I am extremely impressed on the way it was possible, after the volcano [eruption], to so quickly clean all these areas and rebuild.
And at the same time, I'm looking into these extremely important projects of protection against climate change, because of the floods, because of the sea level rise, and it is clear that the government is doing an enormous effort to protect the island.
But we must have stronger support from the international community - what we call climate justice - which means adequate financing at low cost, quickly decided, in order to allow for all these works that we have been seeing to protect the island against the sea and against the floods and storms.
We absolutely need much more solidarity and much more efficiency from the international community, giving the possibility to have access to quick decisions on low-cost finance.
Question: We now have the Loss and Damage Fund but how do we ensure that countries that absolutely need that money get the assistance that they need? Because since COP28 many different countries have been saying, well, we deserve that more than that country deserves it. How do we ensure that small island development countries like Saint Vincent, get the assistance that we need?

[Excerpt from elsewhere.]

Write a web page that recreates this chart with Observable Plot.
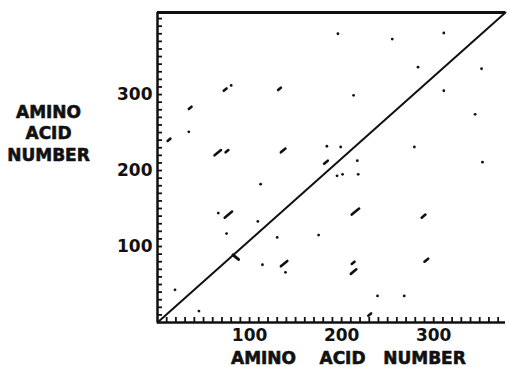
<!DOCTYPE html>
<html><head><meta charset="utf-8">
<script src="https://cdn.jsdelivr.net/npm/d3@7"></script>
<script src="https://cdn.jsdelivr.net/npm/@observablehq/plot@0.6"></script>
<style>
html,body{margin:0;padding:0;background:#fff;}
</style></head><body><div id="chart"></div>
<script>
// Sequence lengths (amino acids) for the two axes
const seqLengthX = 378;
const seqLengthY = 408;

// Tick labels
const tickLabels = [100, 200, 300];
const minorStep = 10;

// Axis titles
const yTitle = "AMINO\nACID\nNUMBER";
const xTitleWords = ["AMINO", "ACID", "NUMBER"];

// Single-residue matches (dots)
const dotX = [196, 255, 311, 283, 352, 80, 213, 311, 345, 34, 184, 199, 217, 279, 353, 195, 201, 218, 112, 66, 109, 75, 130, 175, 114, 139, 19, 45, 239, 268];
const dotY = [380, 373, 381, 336, 334, 312, 299, 305, 274, 251, 232, 231, 213, 231, 211, 193, 195, 195, 182, 144, 133, 117, 112, 115, 76, 66, 43, 15, 35, 35];

// Runs of matching residues (start positions and run length)
const runX = [72, 131, 34, 11, 62, 74, 134, 181, 73, 211, 287, 134, 211, 210, 290, 229];
const runY = [305, 306, 281, 239, 220, 224, 224, 209, 138, 142, 138, 74, 77, 64, 80, 9];
const runLen = [3, 3, 3, 3, 7, 3, 5, 4, 8, 8, 4, 7, 3, 6, 4, 3];

// Crossing (inverted) match
const crossX = [85];
const crossY = [86];
const crossLen = [6];

const ink = "#111";
const runs = runX.map((x, i) => ({x1: x, y1: runY[i], x2: x + runLen[i], y2: runY[i] + runLen[i]}));
const crosses = crossX.map((x, i) => ({x1: x - crossLen[i] / 2, y1: crossY[i] + crossLen[i] / 2, x2: x + crossLen[i] / 2, y2: crossY[i] - crossLen[i] / 2}));
const dots = dotX.map((x, i) => ({x, y: dotY[i]}));
const identity = [{x: 0, y: 0}, {x: seqLengthX, y: seqLengthY}];
const minorX = d3.range(minorStep, seqLengthX, minorStep);
const minorY = d3.range(minorStep, seqLengthY, minorStep);

const W = 507, H = 367, mL = 157, mR = 2, mT = 12, mB = 45;
const tickLen = 5;
const font = {fontSize: 17, fontWeight: "bold", fill: ink, stroke: ink, strokeWidth: 0.6};
const wordOffsets = [106, 185, 267];

const chart = Plot.plot({
  width: W,
  height: H,
  marginLeft: mL,
  marginRight: mR,
  marginTop: mT,
  marginBottom: mB,
  style: {fontFamily: "DejaVu Sans", background: "#fff", color: ink},
  x: {domain: [0, seqLengthX]},
  y: {domain: [0, seqLengthY]},
  marks: [
    Plot.axisX(tickLabels, {tickSize: 0, tickPadding: 6, label: null, ...font}),
    Plot.axisY(tickLabels, {tickSize: 0, tickPadding: 5, label: null, ...font}),
    // inward minor ticks
    Plot.tickX(minorX, {x: d => d, stroke: ink, strokeWidth: 1.8, insetTop: (H - mT - mB) - tickLen, insetBottom: 0}),
    Plot.tickY(minorY, {y: d => d, stroke: ink, strokeWidth: 1.8, insetLeft: 0, insetRight: (W - mL - mR) - tickLen}),
    Plot.ruleX([0], {stroke: ink, strokeWidth: 2.5}),
    Plot.ruleY([0], {stroke: ink, strokeWidth: 2.5}),
    Plot.ruleY([seqLengthY], {stroke: ink, strokeWidth: 3}),
    Plot.line(identity, {x: "x", y: "y", stroke: ink, strokeWidth: 2}),
    Plot.link(runs, {x1: "x1", y1: "y1", x2: "x2", y2: "y2", stroke: ink, strokeWidth: 2.6, strokeLinecap: "round"}),
    Plot.link(crosses, {x1: "x1", y1: "y1", x2: "x2", y2: "y2", stroke: ink, strokeWidth: 3, strokeLinecap: "round"}),
    Plot.dot(dots, {x: "x", y: "y", r: 1.4, fill: ink}),
    Plot.text([yTitle], {text: d => d, frameAnchor: "left", dx: -109, dy: -35, lineHeight: 1.27, textAnchor: "middle", ...font}),
    ...xTitleWords.map((w, i) => Plot.text([w], {text: d => d, frameAnchor: "bottom-left", dx: wordOffsets[i], dy: 41, textAnchor: "middle", ...font}))
  ]
});
document.getElementById("chart").appendChild(chart);
</script>
</body></html>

Secretary-General: We need to have very expedited decisions on projects that are so small, as the ones we are seeing.
Projects of this dimension cannot be dealt with the same bureaucracy of projects of billions of dollars at another scale. This requires quick decisions and quick operationalization of the money available and much more funding because the people of the small island developing states are on the frontlines of climate change.
They did not contribute to global warming but they are paying the price of global world.